Rows from a dataset:
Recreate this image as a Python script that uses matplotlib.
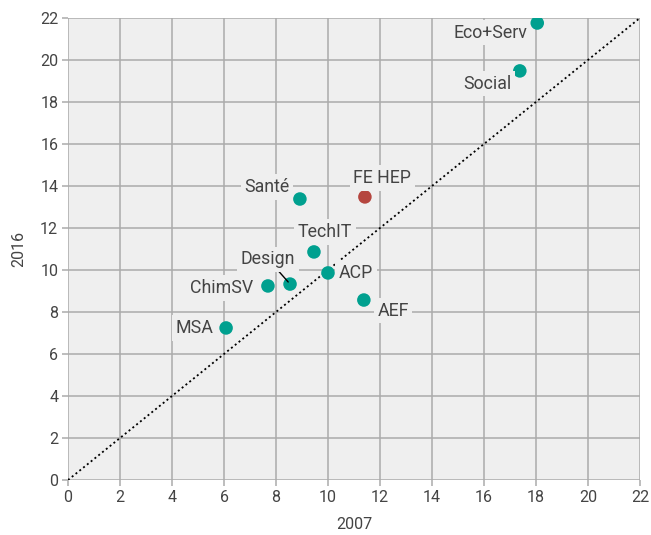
import matplotlib
matplotlib.use("Agg")
import matplotlib.pyplot as plt

plt.rcParams['font.family'] = ['Roboto', 'DejaVu Sans']

labels = ["Eco+Serv", "Social", "FE HEP", "Santé", "TechIT", "ACP", "Design", "ChimSV", "AEF", "MSA"]
x2007 = [18.05, 17.38, 11.42, 8.92, 9.46, 10.0, 8.54, 7.69, 11.38, 6.08]
y2016 = [21.76, 19.48, 13.48, 13.38, 10.86, 9.86, 9.33, 9.24, 8.57, 7.24]
highlight = ["FE HEP"]
label_x = [16.23, 16.12, 12.08, 7.65, 9.88, 11.08, 7.69, 5.92, 12.5, 4.88]
label_y = [21.29, 18.86, 14.38, 13.95, 11.81, 9.86, 10.52, 9.14, 8.05, 7.24]
ticks = list(range(0, 23, 2))

teal = "#00a08f"
red = "#b5463f"
panel = "#efefef"
txt = "#444444"

fig = plt.figure(figsize=(6.51, 5.35), dpi=100)
ax = fig.add_axes([0.1045, 0.1028, 0.983 - 0.1045, 0.9664 - 0.1028])
ax.set_facecolor(panel)
ax.set_xlim(0, 22)
ax.set_ylim(0, 22)
ax.set_xticks(ticks)
ax.set_yticks(ticks)
ax.grid(True, color="#ababab", linewidth=1.1)
ax.set_axisbelow(True)
for s in ax.spines.values():
    s.set_visible(False)
ax.tick_params(length=4, color="#ababab", width=1.1, labelsize=11.5, labelcolor=txt, pad=3)

ax.plot([0, 22], [0, 22], linestyle=(0, (1.1, 1.6)), color="black", linewidth=1.3, zorder=2)

colors = [red if l in highlight else teal for l in labels]
ax.scatter(x2007, y2016, s=95, c=colors, zorder=4, linewidths=0)

for l, px, py, lx, ly in zip(labels, x2007, y2016, label_x, label_y):
    if l == "Design":
        ax.annotate(l, xy=(px, py), xytext=(lx, ly), ha="center", va="center",
                    fontsize=12.8, color=txt, zorder=5,
                    bbox=dict(boxstyle="square,pad=0.2", fc=panel, ec="none"),
                    arrowprops=dict(arrowstyle="-", color="black", lw=1, shrinkA=0, shrinkB=2))
    else:
        ax.text(lx, ly, l, ha="center", va="center", fontsize=12.8,
                color=txt, zorder=5,
                bbox=dict(boxstyle="square,pad=0.2", fc=panel, ec="none"))

ax.set_xlabel("2007", fontsize=11.5, color=txt, labelpad=9)
ax.set_ylabel("2016", fontsize=11.5, color=txt, labelpad=10)

fig.savefig("out.png", dpi=100, facecolor="white")
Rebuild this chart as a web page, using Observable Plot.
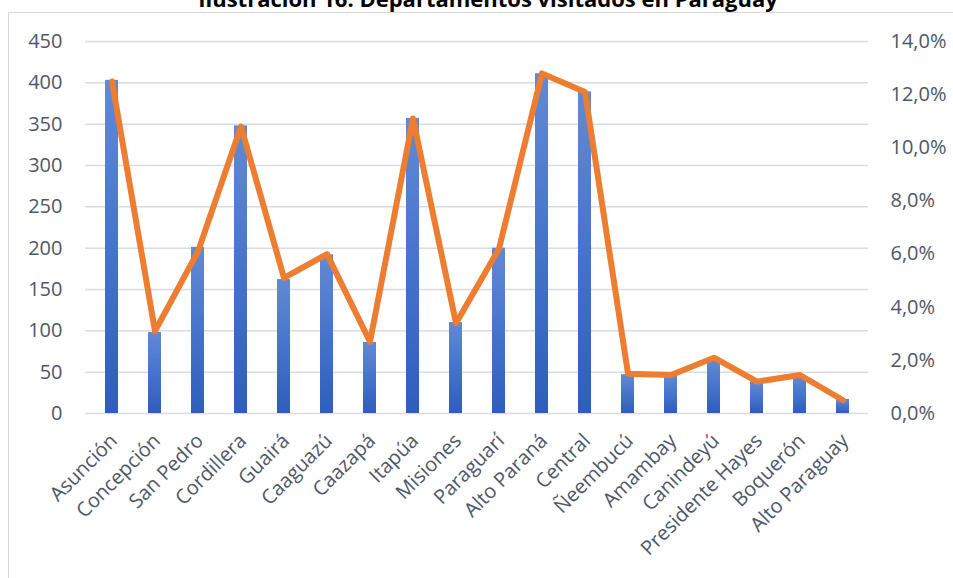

INSTRUCTIONS TO FOLLOW: Transcribe the material as is, with images omitted.

PROBLEM SOLUTION:
Recreate this image as a Python script that uses matplotlib.
import matplotlib
matplotlib.use("Agg")
import matplotlib.pyplot as plt

plt.rcParams['font.family'] = ['Roboto', 'DejaVu Sans']

labels = ["Eco+Serv", "Social", "FE HEP", "Santé", "TechIT", "ACP", "Design", "ChimSV", "AEF", "MSA"]
x2007 = [18.05, 17.38, 11.42, 8.92, 9.46, 10.0, 8.54, 7.69, 11.38, 6.08]
y2016 = [21.76, 19.48, 13.48, 13.38, 10.86, 9.86, 9.33, 9.24, 8.57, 7.24]
highlight = ["FE HEP"]
label_x = [16.23, 16.12, 12.08, 7.65, 9.88, 11.08, 7.69, 5.92, 12.5, 4.88]
label_y = [21.29, 18.86, 14.38, 13.95, 11.81, 9.86, 10.52, 9.14, 8.05, 7.24]
ticks = list(range(0, 23, 2))

teal = "#00a08f"
red = "#b5463f"
panel = "#efefef"
txt = "#444444"

fig = plt.figure(figsize=(6.51, 5.35), dpi=100)
ax = fig.add_axes([0.1045, 0.1028, 0.983 - 0.1045, 0.9664 - 0.1028])
ax.set_facecolor(panel)
ax.set_xlim(0, 22)
ax.set_ylim(0, 22)
ax.set_xticks(ticks)
ax.set_yticks(ticks)
ax.grid(True, color="#ababab", linewidth=1.1)
ax.set_axisbelow(True)
for s in ax.spines.values():
    s.set_visible(False)
ax.tick_params(length=4, color="#ababab", width=1.1, labelsize=11.5, labelcolor=txt, pad=3)

ax.plot([0, 22], [0, 22], linestyle=(0, (1.1, 1.6)), color="black", linewidth=1.3, zorder=2)

colors = [red if l in highlight else teal for l in labels]
ax.scatter(x2007, y2016, s=95, c=colors, zorder=4, linewidths=0)

for l, px, py, lx, ly in zip(labels, x2007, y2016, label_x, label_y):
    if l == "Design":
        ax.annotate(l, xy=(px, py), xytext=(lx, ly), ha="center", va="center",
                    fontsize=12.8, color=txt, zorder=5,
                    bbox=dict(boxstyle="square,pad=0.2", fc=panel, ec="none"),
                    arrowprops=dict(arrowstyle="-", color="black", lw=1, shrinkA=0, shrinkB=2))
    else:
        ax.text(lx, ly, l, ha="center", va="center", fontsize=12.8,
                color=txt, zorder=5,
                bbox=dict(boxstyle="square,pad=0.2", fc=panel, ec="none"))

ax.set_xlabel("2007", fontsize=11.5, color=txt, labelpad=9)
ax.set_ylabel("2016", fontsize=11.5, color=txt, labelpad=10)

fig.savefig("out.png", dpi=100, facecolor="white")
Rebuild this chart as a web page, using Observable Plot.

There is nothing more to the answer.